Marc Pitman: Because are you creating the doubt? If you think that there’s doubt, are you putting it in their mind? You don’t want to raise the red flag, but you could look for some towels. If they’re having call reluctance, or if they’re not doing some things, or not documenting their calls because they’re afraid there wasn’t enough meat in there to put a touchdown, then that might be doubt. I think it is a common experience, in my experience, that everyone has it. It’s interesting that you said, “I don’t want to depend on anyone for anything.” Part of that, there are three subtypes. Some people have positive self-preservation, people that just want all the stuff, social people that want the team and have it, just look at the team, and one-on-one people that want to go deep dive with one person. They’d be like, “Work that one prospect instead of keeping the net wide.”

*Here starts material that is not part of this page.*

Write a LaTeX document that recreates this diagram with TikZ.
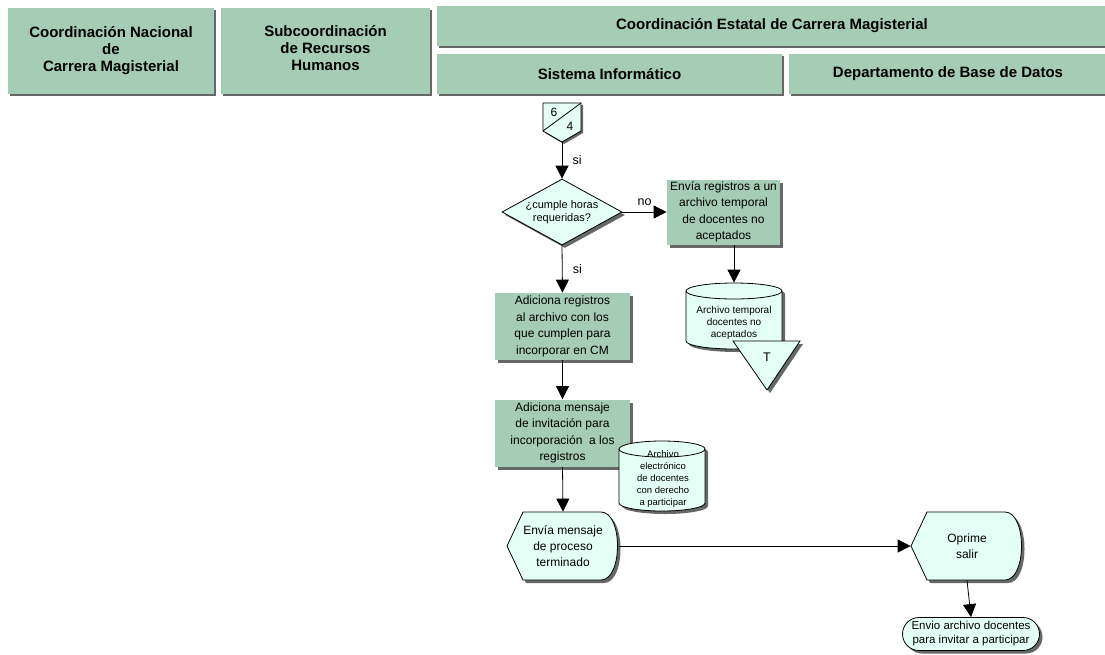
\documentclass[tikz,border=0pt]{standalone}
\usepackage{fontspec}
\setmainfont{Liberation Sans}
\usetikzlibrary{arrows.meta,shapes.geometric,shapes.misc,shadows}

\definecolor{sage}{RGB}{165,204,180}
\definecolor{mint}{RGB}{228,255,245}
\definecolor{shadegray}{RGB}{100,104,102}

% screen shape: pointed on the left, rounded on the right
\newcommand{\screenshape}[1]{%
  \fill[shadegray, shift={#1}, xshift=3pt, yshift=-3pt]
    (-56,0) -- (-40,-34) -- (38,-34) .. controls (60,-34) and (60,34) .. (38,34) -- (-40,34) -- cycle;
  \filldraw[fill=mint, shift={#1}]
    (-56,0) -- (-40,-34) -- (38,-34) .. controls (60,-34) and (60,34) .. (38,34) -- (-40,34) -- cycle;}

% stored data: centre, half width, half height
\newcommand{\storeshape}[3]{%
  \begin{scope}[shift={#1}]
    \fill[shadegray, xshift=3pt, yshift=-3pt] (-#2,-#3+8) -- (-#2,#3-8)
      arc[start angle=180, end angle=360, x radius=#2pt, y radius=8pt] -- (#2,-#3+8)
      arc[start angle=0, end angle=180, x radius=#2pt, y radius=8pt] -- cycle;
    \filldraw[fill=mint] (-#2,-#3+8) -- (-#2,#3-8)
      arc[start angle=180, end angle=360, x radius=#2pt, y radius=8pt] -- (#2,-#3+8)
      arc[start angle=0, end angle=180, x radius=#2pt, y radius=8pt] -- cycle;
    \draw (-#2,-#3+8) arc[start angle=180, end angle=360, x radius=#2pt, y radius=8pt];
  \end{scope}}

\begin{document}
\begin{tikzpicture}[x=1pt, y=-1pt, line width=0.8pt,
    >={Triangle[length=13pt, width=13pt]},
    lane/.style={rectangle, fill=sage, inner sep=0pt, align=center,
        font=\fontsize{15}{17}\selectfont\bfseries,
        drop shadow={shadow xshift=2pt, shadow yshift=-2pt, fill=shadegray, opacity=1}},
    task/.style={rectangle, fill=sage, inner sep=0pt, align=center,
        minimum width=135pt, minimum height=67pt,
        font=\fontsize{12}{16.5}\selectfont,
        drop shadow={shadow xshift=3pt, shadow yshift=-3pt, fill=shadegray, opacity=1}},
    storebox/.style={rectangle, inner sep=0pt},
    storetext/.style={align=center, inner sep=0pt, font=\fontsize{10}{11.8}\selectfont},
    decision/.style={diamond, draw, fill=mint, aspect=1.8, inner sep=0pt,
        minimum width=120pt, minimum height=66pt, align=center,
        font=\fontsize{11}{13}\selectfont,
        drop shadow={shadow xshift=3pt, shadow yshift=-3pt, fill=shadegray, opacity=1}},
    screen/.style={rectangle, minimum width=112pt, minimum height=68pt,
        inner sep=0pt, align=center, font=\fontsize{12}{16}\selectfont},
    terminal/.style={rounded rectangle, draw, fill=mint, inner sep=0pt,
        minimum width=137pt, minimum height=33pt, align=center,
        font=\fontsize{11.5}{14}\selectfont,
        drop shadow={shadow xshift=3pt, shadow yshift=-3pt, fill=shadegray, opacity=1}},
    flowlabel/.style={font=\fontsize{12.5}{14}\selectfont}]

    \useasboundingbox (0,0) rectangle (1105,654);

    % Swimlane headers
    \node[lane, minimum width=206pt, minimum height=86pt] (nacional) at (111,51)
        {Coordinación Nacional\\de\\Carrera Magisterial};
    \node[lane, minimum width=209pt, minimum height=86pt] (subcoord) at (325.5,51)
        {Subcoordinación\\de Recursos\\Humanos\\[-10pt]};
    \node[lane, minimum width=670pt, minimum height=40pt] (estatal) at (772,26)
        {Coordinación Estatal de Carrera Magisterial};
    \node[lane, minimum width=345pt, minimum height=40pt] (sistema) at (609.5,74)
        {Sistema Informático};
    \node[lane, minimum width=318pt, minimum height=40pt] (depto) at (948,74)
        {Departamento de Base de Datos};

    % Off-page connector
    \fill[shadegray, xshift=2pt, yshift=-2pt]
        (543,103) -- (581,103) -- (581,131) -- (562,142) -- (543,131) -- cycle;
    \filldraw[fill=mint] (543,103) -- (581,103) -- (581,131) -- (562,142) -- (543,131) -- cycle;
    \draw (543,131) -- (581,103);
    \node[font=\fontsize{12}{12}\selectfont] (pagefrom) at (554,112) {6};
    \node[font=\fontsize{12}{12}\selectfont] (pageto) at (570,126) {4};
    \coordinate (conn) at (562,142);

    % Decision and rejected branch
    \node[decision] (horas) at (562,212) {¿cumple horas\\requeridas?};
    \node[task, minimum width=113pt, minimum height=65pt] (envia) at (723.5,212)
        {Envía registros a un\\archivo temporal\\de docentes no\\aceptados};
    \storeshape{(734,316)}{48}{33}
    \node[storebox, minimum width=96pt, minimum height=66pt] (temporal) at (734,316) {};
    \node[storetext] (temporaltxt) at (734,323) {Archivo temporal\\docentes no\\aceptados};
    \fill[shadegray, xshift=3pt, yshift=-3pt] (733,341) -- (800,341) -- (767,390) -- cycle;
    \filldraw[fill=mint] (733,341) -- (800,341) -- (767,390) -- cycle;
    \node[flowlabel] (tlabel) at (767,357) {T};

    % Accepted branch
    \node[task] (adiciona) at (562.5,326.5)
        {Adiciona registros\\al archivo con los\\que cumplen para\\incorporar en CM};
    \node[task] (mensaje) at (562.5,433)
        {Adiciona mensaje\\de invitación para\\incorporación~ a los\\registros};
    \storeshape{(662,476)}{43}{35}
    \node[storebox, minimum width=86pt, minimum height=70pt] (electronico) at (662,476) {};
    \node[storetext, font=\fontsize{9.5}{11.8}\selectfont] (electronicotxt) at (663,479)
        {Archivo\\electrónico\\de docentes\\con derecho\\a participar};

    % Screens and end
    \screenshape{(563,546)}
    \node[screen] (terminado) at (563,546) {Envía mensaje\\de proceso\\terminado};
    \screenshape{(967,546)}
    \node[screen] (oprime) at (967,546) {Oprime\\salir};
    \node[terminal] (envio) at (971,634) {Envio archivo docentes\\para invitar a participar};

    % Connectors
    \draw[->] (conn) -- (horas.north) node[flowlabel, midway, right=7pt] {si};
    \draw[->] (horas.east) -- (envia.west) node[flowlabel, midway, above=3pt] {no};
    \draw[->] (envia.south -| temporal.north) -- (temporal.north);
    \draw[->] (horas.south) -- (adiciona.north) node[flowlabel, midway, right=7pt] {si};
    \draw[->] (adiciona.south) -- (mensaje.north);
    \draw[->] (mensaje.south) -- (terminado.north);
    \draw[->] (terminado.east) -- (oprime.west);
    \draw[->] (oprime.south) -- (envio.north);
\end{tikzpicture}
\end{document}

Stephen Covey called it live to love and to leave a legacy. You can maybe think in just a simple three-path set framework, the love people, the social may be looking for you to say, “Hey, how’s it going? What’s happening?” But I think it’s also, you need to be true to yourself. Knowing yourself can be really helpful because if you’re faking it, people will feel that. There are some people that are just never going to be touchy-feely. You could be personal without having to try to tie yourself into knots or a lie. Honesty and integrity are the best sales tactics.

Fred Diamond: The great sales leaders, they care about their people, and they’re also conscious about how to speak to everybody. Not everybody likes, “Hey, let’s talk today and let’s go through your accounts.” But at the same time, at the end of the day, we’re all responsible for helping our companies achieve their goals. Marc Pitman, thank you so much.

By the way, you’ve impacted tens of thousands, if not hundreds of thousands of people, you do a lot of work with not-for-profits and helping them. You do a lot of organizational type things, and you’ve really established yourself as one of the top leaders in this space. Congratulations to you on all the success and congratulations again on the book, The Surprising Gift of Doubt. You can find the link in the show notes to that.

We have a comment here which comes in from Jerry, saying, “Wow, Fred, this was excellent.” Thank you, Jerry. Glad to see you again. Give us a final action step. We like to end all of our Sales Game Changers webcasts with one specific thing, you’ve given us 30 great ideas, but give us one specific thing that people should do right now to take their sales career to the next level.

Marc Pitman: I would say, figure out your values. When everything changes and all the strategies go away because of a pandemic or something, knowing what your core values are, those become the compass that you can use to orient yourself. “I don’t know what’s coming up next, but I know how I want to treat my people, how I want to treat my clients.” If you Google values inventory, there’s millions of them out there. One’s at concordleadershipgroup.com/values. You could just figure out what are my top five, and that will help you make smart decisions quickly and in the moment as you’re knowing that, and then maybe you’ll start noticing those in your team too.